La RGPP s’inscrit dans ce mouvement ou tentative continu de caporalisation de la société par un régime de plus en plus autocratique. Après la troisième République, le troisième Empire ? Le culte du résultat mis en place au détriment de la politique de moyens a condamné la fonction publique. Celle-ci n’est plus que l’ombre d’elle-même et elle s’éteint, à petits feux, à petits pas. « Qui veut noyer son chien l’accuse de la rage », c’est ce qui se passe aujourd’hui avec les services déconcentrés et les préfets, sous tutelle directe de l’exécutif, sont les vétérinaires qui doivent veiller à ce que le sac soit bien hermétiquement fermé avant immersion.

Alors vous pouvez nous présenter comme rétrogrades, comme les défenseurs du « c’était mieux avant », mais permettez nous d’apporter quelques bémols à ce rôle que politiques, petits et grands, voudraient nous voir tenir.
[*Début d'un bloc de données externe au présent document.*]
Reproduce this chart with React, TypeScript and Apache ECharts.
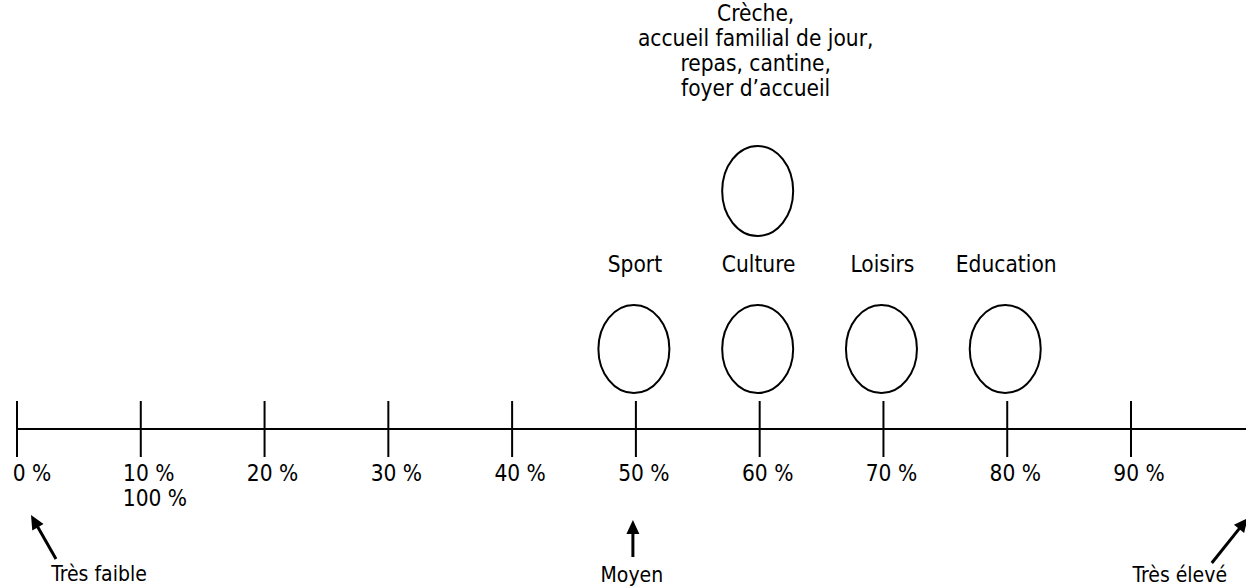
import React, { useEffect, useRef } from "react";
import * as echarts from "echarts";

// ---- data ----
const tickValues = [0, 10, 20, 30, 40, 50, 60, 70, 80, 90];
const tickLabels = ["0 %", "10 %", "20 %", "30 %", "40 %", "50 %", "60 %", "70 %", "80 %", "90 %"];
const extraLabelValue = 10;
const extraLabelText = "100 %";

const categoryNames = ["Sport", "Culture", "Loisirs", "Education"];
const categoryValues = [50, 60, 70, 80];

const topCategoryName = "Crèche,\naccueil familial de jour,\nrepas, cantine,\nfoyer d’accueil";
const topCategoryValue = 60;

const arrowNames = ["Très faible", "Moyen", "Très élevé"];
const arrowValues = [0, 50, 100];

const AXIS_MIN = -1.3734;
const AXIS_MAX = 99.29;

const FONT = '"DejaVu Sans Condensed", "DejaVu Sans", sans-serif';

export default function App() {
  const ref = useRef<HTMLDivElement>(null);

  useEffect(() => {
    if (!ref.current) return;
    const chart = echarts.init(ref.current, undefined, { renderer: "svg" });

    // pixel offsets relative to the axis line / tick (layout only)
    const arrowGeom = [
      { tip: [14, 86], tail: [39, 130], label: [82, 145] },
      { tip: [-3, 91], tail: [-3, 128], label: [-4, 146] },
      { tip: [-7, 89], tail: [-43, 134], label: [-75, 146] },
    ];

    const option: any = {
      animation: false,
      backgroundColor: "#ffffff",
      grid: { left: 0, right: 0, top: 0, bottom: 0 },
      xAxis: { type: "value", min: AXIS_MIN, max: AXIS_MAX, show: false },
      yAxis: { type: "value", min: -159, max: 429, show: false },
      series: [
        {
          type: "line",
          data: [[0, 0], [100, 0]],
          symbol: "none",
          lineStyle: { color: "#000", width: 2 },
          silent: true,
        },
        {
          type: "custom",
          data: tickValues.map((v, i) => [v, 0, i]),
          renderItem: (params: any, api: any) => {
            const v = api.value(0);
            const i = api.value(2);
            const p = api.coord([v, 0]);
            const children: any[] = [
              {
                type: "line",
                shape: { x1: p[0], y1: p[1] - 28, x2: p[0], y2: p[1] + 28 },
                style: { stroke: "#000", lineWidth: 2 },
              },
              {
                type: "text",
                style: {
                  text: tickLabels[i],
                  x: p[0] + (i === 0 ? 15 : 8),
                  y: p[1] + 44,
                  align: "center",
                  verticalAlign: "middle",
                  font: `22.5px ${FONT}`,
                  fill: "#000",
                },
              },
            ];
            if (v === extraLabelValue) {
              children.push({
                type: "text",
                style: {
                  text: extraLabelText,
                  x: p[0] - 18,
                  y: p[1] + 69,
                  align: "left",
                  verticalAlign: "middle",
                  font: `22.5px ${FONT}`,
                  fill: "#000",
                },
              });
            }
            return { type: "group", children };
          },
        },
        {
          type: "custom",
          data: categoryValues.map((v, i) => [v, 0, i]),
          renderItem: (params: any, api: any) => {
            const v = api.value(0);
            const i = api.value(2);
            const p = api.coord([v, 0]);
            return {
              type: "group",
              children: [
                {
                  type: "ellipse",
                  shape: { cx: p[0] - 2, cy: p[1] - 80, rx: 35.5, ry: 44 },
                  style: { fill: "none", stroke: "#000", lineWidth: 2 },
                },
                {
                  type: "text",
                  style: {
                    text: categoryNames[i],
                    x: p[0] - 1,
                    y: p[1] - 165,
                    align: "center",
                    verticalAlign: "middle",
                    font: `22.5px ${FONT}`,
                    fill: "#000",
                  },
                },
              ],
            };
          },
        },
        {
          type: "custom",
          data: [[topCategoryValue, 0]],
          renderItem: (params: any, api: any) => {
            const p = api.coord([api.value(0), 0]);
            return {
              type: "group",
              children: [
                {
                  type: "ellipse",
                  shape: { cx: p[0] - 2, cy: p[1] - 238, rx: 35.5, ry: 45 },
                  style: { fill: "none", stroke: "#000", lineWidth: 2 },
                },
                {
                  type: "text",
                  style: {
                    text: topCategoryName,
                    x: p[0] - 4,
                    y: p[1] - 379,
                    align: "center",
                    verticalAlign: "middle",
                    lineHeight: 25,
                    font: `22.5px ${FONT}`,
                    fill: "#000",
                  },
                },
              ],
            };
          },
        },
        {
          type: "custom",
          data: arrowValues.map((v, i) => [v, 0, i]),
          renderItem: (params: any, api: any) => {
            const v = api.value(0);
            const i = api.value(2);
            const p = api.coord([v, 0]);
            const g = arrowGeom[i];
            const tip = [p[0] + g.tip[0], p[1] + g.tip[1]];
            const tail = [p[0] + g.tail[0], p[1] + g.tail[1]];
            const dx = tip[0] - tail[0];
            const dy = tip[1] - tail[1];
            const len = Math.sqrt(dx * dx + dy * dy);
            const ux = dx / len;
            const uy = dy / len;
            const headLen = 14;
            const headHalf = 6.5;
            const bx = tip[0] - ux * headLen;
            const by = tip[1] - uy * headLen;
            return {
              type: "group",
              children: [
                {
                  type: "line",
                  shape: { x1: tail[0], y1: tail[1], x2: bx + ux * 2, y2: by + uy * 2 },
                  style: { stroke: "#000", lineWidth: 3 },
                },
                {
                  type: "polygon",
                  shape: {
                    points: [
                      tip,
                      [bx - uy * headHalf, by + ux * headHalf],
                      [bx + uy * headHalf, by - ux * headHalf],
                    ],
                  },
                  style: { fill: "#000" },
                },
                {
                  type: "text",
                  style: {
                    text: arrowNames[i],
                    x: p[0] + g.label[0],
                    y: p[1] + g.label[1],
                    align: "center",
                    verticalAlign: "middle",
                    font: `21px ${FONT}`,
                    fill: "#000",
                  },
                },
              ],
            };
          },
        },
      ],
    };

    chart.setOption(option);
    return () => chart.dispose();
  }, []);

  return (
    <div
      ref={ref}
      style={{ position: "absolute", left: 0, top: 0, width: 1246, height: 588 }}
    />
  );
}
Nous voulons des modifications en profondeur de la fonction publique en général et de nos services en particulier :

  • Plus d’agents pour contrôler les entreprises, la formation professionnelle, les subventions distribuées,
  • Plus de moyens pour la réalisation de nos missions pour informer l’usager, pour garantir l’égalité de tous devant la Loi,
  • Moins de fatras législatif mais un code du travail clair, précis, unique et garantissant les droits et intérêts de tous les travailleurs.

Dans ce contexte il est évident que nous ne pouvons que combattre les différents projets qui nous sont soumis car aucun d’eux ne prend en compte ni les revendications des agents, ni les intérêts des usagers. Pour ces raisons, alors que nous revendiquons depuis des lustres la fusion des 4 inspections, nous voterons contre les projets de décrets relatifs à celle aujourd’hui proposée notamment pour les raisons suivantes : spécialisations maintenues et encouragées, précipitation du calendrier, suppression des postes aujourd’hui vacants, transfert insuffisant des moyens financiers, avenir professionnel plus qu’incertain pour les agents n’étant pas au contrôle

De tout cela nous en concluons que notre hiérarchie cherche à profiter de cette braderie monstre pour restructurer nos services en profondeur, et créer des services d’inspection à sa main, en fonction d’impératifs d’affichage et d’objectifs de contrôle politiques. Enfin, et ceci s’adresse directement à vous M. le DAGEMO, nous craignons que ce CTPM ne soit un des derniers de ce ministère et que vous-même ne soyez le dernier DAGEMO. Ceci étant cette crainte est bien tempérée par l’idée que vos prédécesseurs et les cabinets ministériels ont eue et ont du dialogue social.